Produce buyers, like consumers, have become more value-oriented, and that’s probably the biggest trend Boston produce distributors are noticing now.
“Everybody is more value-conscious,” said Richie Travers, partner in Mutual Produce Inc., Chelsea, Mass.
Consumers in Boston are looking for the best value when making produce purchases, Travers said, so advertisements and promotions are perhaps more important than ever.
“When you promote it, it sells,” Travers said. “It putts along and doesn’t do too much if it’s not on sale.”
Retailers are working on closer margins, as are distributors and others in the industry, Travers said, and as a result the Boston area, already known for being a competitive market, is even more so now.
“(Buyers are) looking for good stuff at the right price to keep their retail prices down or to keep their plate costs down,” said Steve Piazza, salesman for Community-Suffolk Inc., Everett, Mass.
Produce prices soared after recent freezes in Mexico and Florida damaged crops and disrupted supplies.
“The last couple of weeks, the biggest issue is high prices for everything,” said Maurice Crafts, salesman for specialty produce house Coosemans Boston Inc., Chelsea, in mid-March. “I’ve never really seen a time when there was so many things at such high prices, even regular items.”
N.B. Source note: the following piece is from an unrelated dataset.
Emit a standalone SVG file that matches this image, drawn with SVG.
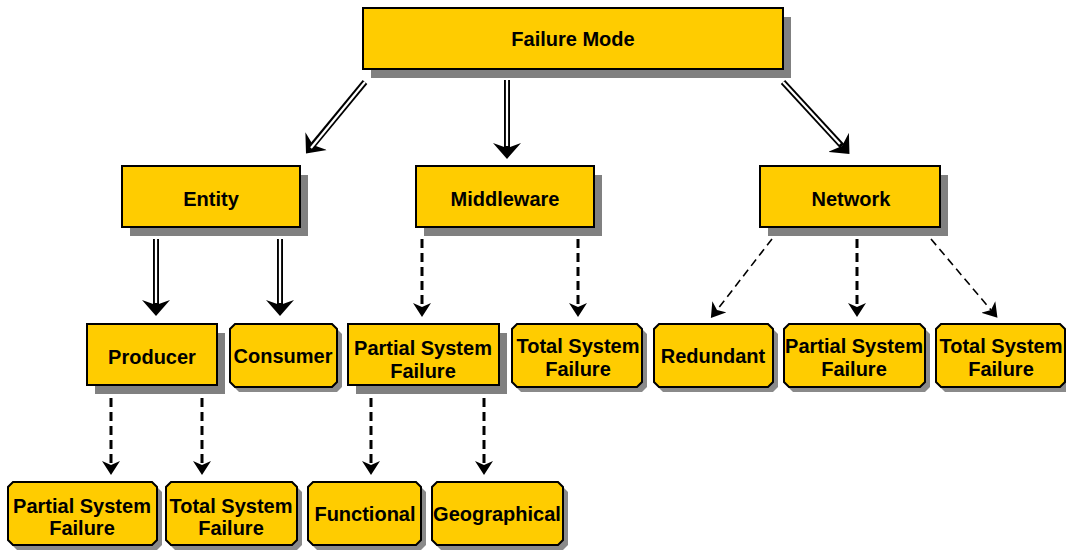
<svg xmlns="http://www.w3.org/2000/svg" width="1066" height="552" viewBox="0 0 1066 552">
  <style>
    .box { fill: #FFCC00; stroke: #000; stroke-width: 2; }
    .sh { fill: #808080; }
    .sh2 { fill: #8a8a8a; }
    .t { font-family: "Liberation Sans", Arial, sans-serif; font-weight: bold; font-size: 20px; fill: #000; text-anchor: middle; }
    .t2 { font-family: "Liberation Sans", Arial, sans-serif; font-weight: bold; font-size: 20px; fill: #000; text-anchor: middle; }
    .dbl-o { fill: none; stroke: #000; stroke-width: 6; }
    .dbl-i { fill: none; stroke: #fff; stroke-width: 2.2; }
    .dash { fill: none; stroke: #000; stroke-width: 3; stroke-dasharray: 9 5; }
    .dash-thin { fill: none; stroke: #000; stroke-width: 1.6; stroke-dasharray: 8 5; }
  </style>
  <defs>
    <marker id="headBig" markerUnits="userSpaceOnUse" markerWidth="18" markerHeight="28" viewBox="0 0 18 28" refX="5" refY="14" orient="auto">
      <path d="M0,0 L16,14 L0,28 L5,14 Z" fill="#000"/>
    </marker>
    <marker id="headSmall" markerUnits="userSpaceOnUse" markerWidth="14" markerHeight="18" viewBox="0 0 14 18" refX="4" refY="9" orient="auto">
      <path d="M0,0 L14,9 L0,18 L4,9 Z" fill="#000"/>
    </marker>
  </defs>

  <rect width="1066" height="552" fill="#fff"/>

  <!-- connectors -->
  <g id="connectors">
    <!-- root to level 2: double lines -->
    <path class="dbl-o" d="M365,82 L313,145" marker-end="url(#headBig)"/>
    <path class="dbl-i" d="M365,82 L311,148"/>
    <path class="dbl-o" d="M507,80 L507,148" marker-end="url(#headBig)"/>
    <path class="dbl-i" d="M507,80 L507,146"/>
    <path class="dbl-o" d="M783,82 L842,146" marker-end="url(#headBig)"/>
    <path class="dbl-i" d="M783,82 L840,144"/>

    <!-- Entity children: double lines -->
    <path class="dbl-o" d="M156,239 L156,305" marker-end="url(#headBig)"/>
    <path class="dbl-i" d="M156,239 L156,303"/>
    <path class="dbl-o" d="M280,239 L280,305" marker-end="url(#headBig)"/>
    <path class="dbl-i" d="M280,239 L280,303"/>

    <!-- Middleware children: dashed -->
    <path class="dash" d="M422,239 L422,307" marker-end="url(#headSmall)"/>
    <path class="dash" d="M578,239 L578,307" marker-end="url(#headSmall)"/>

    <!-- Network children -->
    <path class="dash-thin" d="M772,239 L717,310" marker-end="url(#headSmall)"/>
    <path class="dash" d="M857,239 L857,307" marker-end="url(#headSmall)"/>
    <path class="dash-thin" d="M931,239 L991,310" marker-end="url(#headSmall)"/>

    <!-- Producer children -->
    <path class="dash" d="M111,398 L111,465" marker-end="url(#headSmall)"/>
    <path class="dash" d="M202,398 L202,465" marker-end="url(#headSmall)"/>

    <!-- Partial System Failure (middleware) children -->
    <path class="dash" d="M371,398 L371,465" marker-end="url(#headSmall)"/>
    <path class="dash" d="M484,398 L484,465" marker-end="url(#headSmall)"/>
  </g>

  <!-- level 1 -->
  <g id="failure-mode">
    <rect class="sh" x="371" y="17" width="420" height="61"/>
    <rect class="box" x="363" y="8" width="420" height="61"/>
    <text class="t" x="573" y="46">Failure Mode</text>
  </g>

  <!-- level 2 -->
  <g id="entity">
    <rect class="sh" x="130" y="175" width="178" height="61"/>
    <rect class="box" x="122" y="166" width="178" height="61"/>
    <text class="t" x="211" y="206">Entity</text>
  </g>
  <g id="middleware">
    <rect class="sh" x="424" y="175" width="178" height="61"/>
    <rect class="box" x="416" y="166" width="178" height="61"/>
    <text class="t" x="505" y="206">Middleware</text>
  </g>
  <g id="network">
    <rect class="sh" x="768" y="175" width="180" height="61"/>
    <rect class="box" x="760" y="166" width="180" height="61"/>
    <text class="t" x="851" y="206">Network</text>
  </g>

  <!-- level 3 -->
  <g id="producer">
    <rect class="sh" x="95" y="333" width="130" height="61"/>
    <rect class="box" x="87" y="324" width="130" height="61"/>
    <text class="t" x="152" y="364">Producer</text>
  </g>
  <g id="consumer">
    <path class="sh2" d="M239,329 H337 L342,334 V387 L337,392 H239 L234,387 V334 Z"/>
    <path class="box" d="M235,324 H332 L337,329 V382 L332,387 H235 L230,382 V329 Z"/>
    <text class="t" x="283" y="363">Consumer</text>
  </g>
  <g id="mw-partial">
    <rect class="sh" x="356" y="333" width="151" height="61"/>
    <rect class="box" x="348" y="324" width="151" height="61"/>
    <text class="t2" x="423" y="355">Partial System</text>
    <text class="t2" x="423" y="378">Failure</text>
  </g>
  <g id="mw-total">
    <path class="sh2" d="M521,329 H642 L647,334 V387 L642,392 H521 L516,387 V334 Z"/>
    <path class="box" d="M517,324 H637 L642,329 V382 L637,387 H517 L512,382 V329 Z"/>
    <text class="t2" x="578" y="353">Total System</text>
    <text class="t2" x="578" y="376">Failure</text>
  </g>
  <g id="redundant">
    <path class="sh2" d="M663,329 H773 L778,334 V387 L773,392 H663 L658,387 V334 Z"/>
    <path class="box" d="M659,324 H768 L773,329 V382 L768,387 H659 L654,382 V329 Z"/>
    <text class="t" x="713" y="363">Redundant</text>
  </g>
  <g id="net-partial">
    <path class="sh2" d="M793,329 H925 L930,334 V387 L925,392 H793 L788,387 V334 Z"/>
    <path class="box" d="M789,324 H920 L925,329 V382 L920,387 H789 L784,382 V329 Z"/>
    <text class="t2" x="854" y="353">Partial System</text>
    <text class="t2" x="854" y="376">Failure</text>
  </g>
  <g id="net-total">
    <path class="sh2" d="M945,329 H1066 V392 H945 L940,387 V334 Z"/>
    <path class="box" d="M941,324 H1060 L1065,329 V382 L1060,387 H941 L936,382 V329 Z"/>
    <text class="t2" x="1001" y="353">Total System</text>
    <text class="t2" x="1001" y="376">Failure</text>
  </g>

  <!-- level 4 -->
  <g id="prod-partial">
    <path class="sh2" d="M17,487 H157 L162,492 V545 L157,550 H17 L12,545 V492 Z"/>
    <path class="box" d="M13,482 H152 L157,487 V540 L152,545 H13 L8,540 V487 Z"/>
    <text class="t2" x="82" y="513">Partial System</text>
    <text class="t2" x="82" y="535">Failure</text>
  </g>
  <g id="prod-total">
    <path class="sh2" d="M175,487 H297 L302,492 V545 L297,550 H175 L170,545 V492 Z"/>
    <path class="box" d="M171,482 H292 L297,487 V540 L292,545 H171 L166,540 V487 Z"/>
    <text class="t2" x="231" y="513">Total System</text>
    <text class="t2" x="231" y="535">Failure</text>
  </g>
  <g id="functional">
    <path class="sh2" d="M317,487 H421 L426,492 V545 L421,550 H317 L312,545 V492 Z"/>
    <path class="box" d="M313,482 H416 L421,487 V540 L416,545 H313 L308,540 V487 Z"/>
    <text class="t" x="365" y="521">Functional</text>
  </g>
  <g id="geographical">
    <path class="sh2" d="M441,487 H563 L568,492 V545 L563,550 H441 L436,545 V492 Z"/>
    <path class="box" d="M437,482 H558 L563,487 V540 L558,545 H437 L432,540 V487 Z"/>
    <text class="t" x="497" y="521">Geographical</text>
  </g>
</svg>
Coosemans maintained its customer base and didn’t lose many sales because of high prices, but the sales staff got to hear a lot of complaints about higher prices, Crafts said.
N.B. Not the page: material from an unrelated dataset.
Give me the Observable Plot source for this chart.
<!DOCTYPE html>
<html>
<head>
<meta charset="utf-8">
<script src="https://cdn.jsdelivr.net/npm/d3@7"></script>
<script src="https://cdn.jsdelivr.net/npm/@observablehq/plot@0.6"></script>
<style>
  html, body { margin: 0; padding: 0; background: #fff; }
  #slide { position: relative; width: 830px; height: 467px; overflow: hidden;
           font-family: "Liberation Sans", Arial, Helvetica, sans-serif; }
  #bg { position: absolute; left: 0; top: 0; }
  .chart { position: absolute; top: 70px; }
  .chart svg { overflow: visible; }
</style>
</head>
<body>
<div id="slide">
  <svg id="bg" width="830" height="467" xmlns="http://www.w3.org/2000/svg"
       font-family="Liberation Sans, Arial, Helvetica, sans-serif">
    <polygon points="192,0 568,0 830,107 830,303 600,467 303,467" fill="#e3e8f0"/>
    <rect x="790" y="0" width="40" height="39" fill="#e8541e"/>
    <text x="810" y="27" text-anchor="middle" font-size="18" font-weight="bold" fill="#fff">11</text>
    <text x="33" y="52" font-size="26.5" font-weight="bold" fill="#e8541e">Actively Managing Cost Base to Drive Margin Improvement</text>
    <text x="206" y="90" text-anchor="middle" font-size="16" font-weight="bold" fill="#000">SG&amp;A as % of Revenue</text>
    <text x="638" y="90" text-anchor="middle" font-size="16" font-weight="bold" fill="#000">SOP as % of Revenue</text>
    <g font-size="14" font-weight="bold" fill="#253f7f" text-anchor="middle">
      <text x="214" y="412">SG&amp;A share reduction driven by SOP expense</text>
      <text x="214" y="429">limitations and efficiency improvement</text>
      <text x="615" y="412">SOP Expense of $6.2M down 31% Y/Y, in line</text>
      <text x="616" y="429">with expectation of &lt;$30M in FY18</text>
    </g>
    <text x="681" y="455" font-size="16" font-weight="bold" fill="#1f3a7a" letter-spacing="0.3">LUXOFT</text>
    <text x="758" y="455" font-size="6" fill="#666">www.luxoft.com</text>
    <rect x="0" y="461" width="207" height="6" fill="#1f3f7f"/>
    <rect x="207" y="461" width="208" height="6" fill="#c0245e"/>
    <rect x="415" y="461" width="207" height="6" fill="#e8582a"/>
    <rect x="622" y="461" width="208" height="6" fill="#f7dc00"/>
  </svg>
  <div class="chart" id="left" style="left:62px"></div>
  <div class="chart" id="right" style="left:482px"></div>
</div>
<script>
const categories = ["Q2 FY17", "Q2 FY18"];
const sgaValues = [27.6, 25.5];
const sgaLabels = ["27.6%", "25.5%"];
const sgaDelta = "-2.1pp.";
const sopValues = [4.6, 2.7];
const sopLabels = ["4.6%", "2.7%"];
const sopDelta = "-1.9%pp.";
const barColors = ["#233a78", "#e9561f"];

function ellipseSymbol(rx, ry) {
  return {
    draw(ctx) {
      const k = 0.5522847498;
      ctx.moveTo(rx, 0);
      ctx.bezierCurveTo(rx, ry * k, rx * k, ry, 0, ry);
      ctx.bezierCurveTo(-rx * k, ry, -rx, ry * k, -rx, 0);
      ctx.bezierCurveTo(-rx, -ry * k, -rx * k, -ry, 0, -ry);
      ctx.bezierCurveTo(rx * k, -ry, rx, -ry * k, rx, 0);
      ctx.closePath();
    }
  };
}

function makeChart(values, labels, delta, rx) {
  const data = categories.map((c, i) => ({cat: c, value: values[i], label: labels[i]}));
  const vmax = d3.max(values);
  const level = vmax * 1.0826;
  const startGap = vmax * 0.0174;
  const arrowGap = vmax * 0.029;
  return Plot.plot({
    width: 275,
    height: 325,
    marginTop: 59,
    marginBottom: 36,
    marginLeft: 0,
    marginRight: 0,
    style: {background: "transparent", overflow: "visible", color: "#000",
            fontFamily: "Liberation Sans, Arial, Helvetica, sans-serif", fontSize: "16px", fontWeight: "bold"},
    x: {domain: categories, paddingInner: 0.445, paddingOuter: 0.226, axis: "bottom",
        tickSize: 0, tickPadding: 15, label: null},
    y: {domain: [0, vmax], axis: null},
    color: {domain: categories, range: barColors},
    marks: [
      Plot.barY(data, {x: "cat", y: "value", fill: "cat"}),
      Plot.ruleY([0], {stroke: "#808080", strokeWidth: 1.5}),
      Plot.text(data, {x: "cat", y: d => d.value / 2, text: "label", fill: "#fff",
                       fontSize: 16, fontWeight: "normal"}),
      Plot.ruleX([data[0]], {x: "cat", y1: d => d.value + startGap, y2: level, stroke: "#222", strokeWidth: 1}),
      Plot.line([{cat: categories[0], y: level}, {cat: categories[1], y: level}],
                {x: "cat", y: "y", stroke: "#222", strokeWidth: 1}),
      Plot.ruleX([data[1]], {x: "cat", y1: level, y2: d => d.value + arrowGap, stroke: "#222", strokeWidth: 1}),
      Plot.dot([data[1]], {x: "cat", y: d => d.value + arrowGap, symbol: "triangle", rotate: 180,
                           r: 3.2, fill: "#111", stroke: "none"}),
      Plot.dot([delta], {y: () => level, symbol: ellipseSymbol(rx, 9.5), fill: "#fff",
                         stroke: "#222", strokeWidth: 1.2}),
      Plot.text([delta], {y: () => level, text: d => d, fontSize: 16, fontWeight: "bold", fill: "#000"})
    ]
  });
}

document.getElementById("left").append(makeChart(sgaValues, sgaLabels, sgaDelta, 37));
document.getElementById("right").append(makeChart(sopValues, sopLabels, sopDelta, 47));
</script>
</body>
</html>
Frank Lisitano, president of Lisitano Produce Inc., Chelsea, said sales volume was down at his company by about 25%. Most of Lisitano’s customers are restaurant buyers.
“Prices need to break for the volume to go back up,” Lisitano said. “It’s (the weather has) been pretty nice, but prices are still very high.”
Some restaurants in the Boston area changed their menus to give themselves more flexibility in what fresh produce items they feature so they can buy based on value, Crafts said. Some buyers substituted broccoli for higher priced asparagus.
Lisitano said restaurants stopped buying eggplant when it got as high as $60 a box. The U.S. Department of Agriculture’s Boston terminal market report said 1 1/9-bushel cartons of medium-size eggplants from Florida were priced at $56-60. Cucumbers are another item restaurateurs cut back on, Lisitano said. The USDA reported 1 1/9-bushel cartons of medium-size cucumbers from Florida were $48 on March 16 in Boston’s terminal markets.
Foodservice buyers’ interest in fresh-cut produce can be driven by perceived value. Community-Suffolk doesn’t carry many fresh-cut items, but buyers who look for fresh-cut produce often are looking for ways to get guaranteed fixed costs, Piazza said. There is less variability on fresh-cut pricing than on f.o.b. prices, he said.
Fresh-cut produce appeals to value seekers because there is no waste and because it lessens labor costs.